Description of the task
Print the records below exactly, from the line containing "Output the LaTeX" down to the line containing "minimum width=242pt] (isc)", both lines included, and omit every picture.
*-*-*
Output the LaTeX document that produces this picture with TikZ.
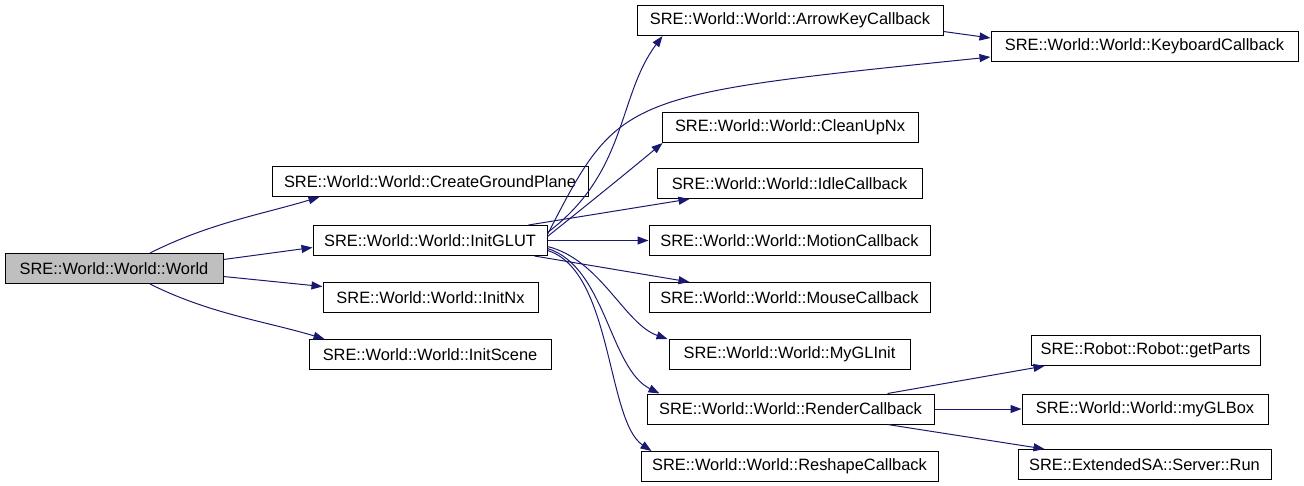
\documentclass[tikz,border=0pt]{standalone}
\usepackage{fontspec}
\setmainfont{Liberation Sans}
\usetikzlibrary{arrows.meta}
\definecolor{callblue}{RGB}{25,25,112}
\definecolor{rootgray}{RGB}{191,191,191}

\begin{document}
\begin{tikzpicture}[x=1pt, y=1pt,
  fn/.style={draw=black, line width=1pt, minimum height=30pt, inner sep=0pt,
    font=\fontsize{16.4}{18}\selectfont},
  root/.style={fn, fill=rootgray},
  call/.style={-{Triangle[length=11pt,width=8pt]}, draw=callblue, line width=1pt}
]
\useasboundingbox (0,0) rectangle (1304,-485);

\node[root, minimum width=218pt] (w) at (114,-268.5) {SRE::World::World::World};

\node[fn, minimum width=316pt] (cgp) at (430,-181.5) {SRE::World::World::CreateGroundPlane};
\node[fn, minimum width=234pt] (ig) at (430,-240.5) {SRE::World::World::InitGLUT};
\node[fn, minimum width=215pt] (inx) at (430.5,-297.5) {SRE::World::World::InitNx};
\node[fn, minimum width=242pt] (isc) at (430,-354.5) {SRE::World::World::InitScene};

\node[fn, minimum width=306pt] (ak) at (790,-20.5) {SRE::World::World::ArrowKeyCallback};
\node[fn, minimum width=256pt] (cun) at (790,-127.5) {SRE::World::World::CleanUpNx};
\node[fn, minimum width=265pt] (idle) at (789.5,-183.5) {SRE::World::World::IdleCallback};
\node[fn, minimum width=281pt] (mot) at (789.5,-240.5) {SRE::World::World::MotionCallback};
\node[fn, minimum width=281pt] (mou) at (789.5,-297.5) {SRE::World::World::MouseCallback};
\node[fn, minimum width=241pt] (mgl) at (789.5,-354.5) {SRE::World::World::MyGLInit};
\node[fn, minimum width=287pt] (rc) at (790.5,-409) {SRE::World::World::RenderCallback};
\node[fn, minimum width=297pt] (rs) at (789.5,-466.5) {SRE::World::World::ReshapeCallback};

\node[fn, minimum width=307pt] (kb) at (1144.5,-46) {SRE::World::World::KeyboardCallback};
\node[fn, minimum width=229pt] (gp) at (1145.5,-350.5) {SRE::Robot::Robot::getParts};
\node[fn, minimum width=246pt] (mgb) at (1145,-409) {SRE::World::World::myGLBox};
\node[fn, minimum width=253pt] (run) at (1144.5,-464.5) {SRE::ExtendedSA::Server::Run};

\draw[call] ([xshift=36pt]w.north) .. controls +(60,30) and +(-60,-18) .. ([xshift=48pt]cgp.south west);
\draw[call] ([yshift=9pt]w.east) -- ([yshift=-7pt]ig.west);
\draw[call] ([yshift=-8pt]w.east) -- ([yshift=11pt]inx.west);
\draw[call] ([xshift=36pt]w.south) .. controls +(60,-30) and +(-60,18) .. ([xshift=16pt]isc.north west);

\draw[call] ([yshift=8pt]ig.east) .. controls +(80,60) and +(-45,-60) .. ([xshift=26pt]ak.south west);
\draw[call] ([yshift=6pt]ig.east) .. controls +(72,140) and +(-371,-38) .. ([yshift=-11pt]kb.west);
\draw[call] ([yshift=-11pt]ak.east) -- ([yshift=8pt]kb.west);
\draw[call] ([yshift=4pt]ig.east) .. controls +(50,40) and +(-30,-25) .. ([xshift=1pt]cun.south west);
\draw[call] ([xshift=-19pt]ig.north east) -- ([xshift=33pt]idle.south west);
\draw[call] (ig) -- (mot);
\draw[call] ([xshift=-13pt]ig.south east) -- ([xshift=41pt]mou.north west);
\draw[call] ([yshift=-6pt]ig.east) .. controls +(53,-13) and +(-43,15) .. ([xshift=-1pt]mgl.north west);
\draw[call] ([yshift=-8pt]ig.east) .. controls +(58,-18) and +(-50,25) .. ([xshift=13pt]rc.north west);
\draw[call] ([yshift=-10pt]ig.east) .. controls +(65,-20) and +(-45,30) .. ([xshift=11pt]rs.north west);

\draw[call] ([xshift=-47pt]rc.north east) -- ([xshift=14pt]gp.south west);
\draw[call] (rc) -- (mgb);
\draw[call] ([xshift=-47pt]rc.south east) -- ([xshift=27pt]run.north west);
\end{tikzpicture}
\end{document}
*-*-*
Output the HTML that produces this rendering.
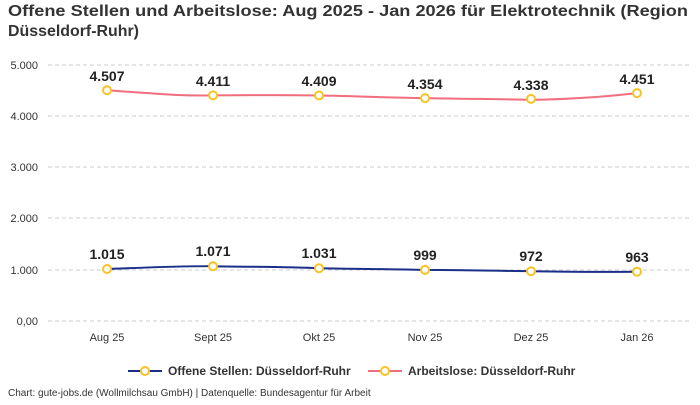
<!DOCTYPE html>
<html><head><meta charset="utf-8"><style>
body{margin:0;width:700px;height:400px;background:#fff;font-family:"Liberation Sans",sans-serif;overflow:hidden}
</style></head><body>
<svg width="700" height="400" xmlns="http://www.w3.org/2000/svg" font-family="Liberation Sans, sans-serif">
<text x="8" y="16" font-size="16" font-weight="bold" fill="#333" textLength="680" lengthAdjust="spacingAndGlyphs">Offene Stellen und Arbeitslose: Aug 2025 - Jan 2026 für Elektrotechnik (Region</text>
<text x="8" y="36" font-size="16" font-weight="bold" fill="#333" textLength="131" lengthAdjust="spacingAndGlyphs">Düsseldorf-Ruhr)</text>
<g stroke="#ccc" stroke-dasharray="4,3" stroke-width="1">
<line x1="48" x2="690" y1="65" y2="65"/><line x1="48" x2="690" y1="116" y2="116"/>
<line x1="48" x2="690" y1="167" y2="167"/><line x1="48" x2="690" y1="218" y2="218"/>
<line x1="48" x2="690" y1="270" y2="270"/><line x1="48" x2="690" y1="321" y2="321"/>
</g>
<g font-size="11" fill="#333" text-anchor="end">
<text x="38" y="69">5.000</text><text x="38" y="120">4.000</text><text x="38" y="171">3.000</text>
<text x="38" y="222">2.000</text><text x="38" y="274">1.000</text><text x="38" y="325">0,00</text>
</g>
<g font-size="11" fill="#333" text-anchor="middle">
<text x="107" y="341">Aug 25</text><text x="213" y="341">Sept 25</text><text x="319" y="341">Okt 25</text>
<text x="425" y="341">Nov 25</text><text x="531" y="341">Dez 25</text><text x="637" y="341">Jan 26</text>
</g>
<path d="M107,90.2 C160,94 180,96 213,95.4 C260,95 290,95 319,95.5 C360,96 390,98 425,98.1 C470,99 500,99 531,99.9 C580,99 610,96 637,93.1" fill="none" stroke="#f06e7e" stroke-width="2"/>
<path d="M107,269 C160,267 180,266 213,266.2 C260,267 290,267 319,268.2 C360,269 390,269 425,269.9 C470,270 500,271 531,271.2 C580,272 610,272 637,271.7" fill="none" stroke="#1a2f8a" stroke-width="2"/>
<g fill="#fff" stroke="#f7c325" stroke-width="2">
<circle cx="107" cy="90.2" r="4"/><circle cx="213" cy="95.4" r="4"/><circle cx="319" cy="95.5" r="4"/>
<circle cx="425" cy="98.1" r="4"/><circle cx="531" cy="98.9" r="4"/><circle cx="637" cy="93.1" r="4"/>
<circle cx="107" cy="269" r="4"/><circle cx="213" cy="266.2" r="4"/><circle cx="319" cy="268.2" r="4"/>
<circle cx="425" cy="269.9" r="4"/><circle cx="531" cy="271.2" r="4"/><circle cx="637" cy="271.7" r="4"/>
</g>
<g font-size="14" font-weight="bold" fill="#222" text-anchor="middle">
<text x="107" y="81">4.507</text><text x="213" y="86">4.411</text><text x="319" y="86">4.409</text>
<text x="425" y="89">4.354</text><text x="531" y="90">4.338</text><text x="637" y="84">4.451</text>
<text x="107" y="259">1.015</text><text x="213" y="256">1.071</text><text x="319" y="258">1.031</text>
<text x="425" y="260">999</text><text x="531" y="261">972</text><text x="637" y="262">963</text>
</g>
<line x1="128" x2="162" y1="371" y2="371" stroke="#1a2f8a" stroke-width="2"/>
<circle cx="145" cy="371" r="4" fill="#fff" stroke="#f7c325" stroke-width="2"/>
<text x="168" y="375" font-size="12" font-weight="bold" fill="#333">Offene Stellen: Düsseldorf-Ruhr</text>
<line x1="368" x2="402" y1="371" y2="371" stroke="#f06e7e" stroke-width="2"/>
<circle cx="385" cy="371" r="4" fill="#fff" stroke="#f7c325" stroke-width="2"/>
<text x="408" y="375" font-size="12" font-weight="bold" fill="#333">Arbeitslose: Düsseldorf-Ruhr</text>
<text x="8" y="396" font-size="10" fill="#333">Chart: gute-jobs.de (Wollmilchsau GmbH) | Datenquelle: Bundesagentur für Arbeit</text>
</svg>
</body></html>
*-*-*
Solution below
Output the LaTeX document that produces this picture with TikZ.
\documentclass[tikz,border=0pt]{standalone}
\usepackage{fontspec}
\setmainfont{Liberation Sans}
\usetikzlibrary{arrows.meta}
\definecolor{callblue}{RGB}{25,25,112}
\definecolor{rootgray}{RGB}{191,191,191}

\begin{document}
\begin{tikzpicture}[x=1pt, y=1pt,
  fn/.style={draw=black, line width=1pt, minimum height=30pt, inner sep=0pt,
    font=\fontsize{16.4}{18}\selectfont},
  root/.style={fn, fill=rootgray},
  call/.style={-{Triangle[length=11pt,width=8pt]}, draw=callblue, line width=1pt}
]
\useasboundingbox (0,0) rectangle (1304,-485);

\node[root, minimum width=218pt] (w) at (114,-268.5) {SRE::World::World::World};

\node[fn, minimum width=316pt] (cgp) at (430,-181.5) {SRE::World::World::CreateGroundPlane};
\node[fn, minimum width=234pt] (ig) at (430,-240.5) {SRE::World::World::InitGLUT};
\node[fn, minimum width=215pt] (inx) at (430.5,-297.5) {SRE::World::World::InitNx};
\node[fn, minimum width=242pt] (isc) at (430,-354.5) {SRE::World::World::InitScene};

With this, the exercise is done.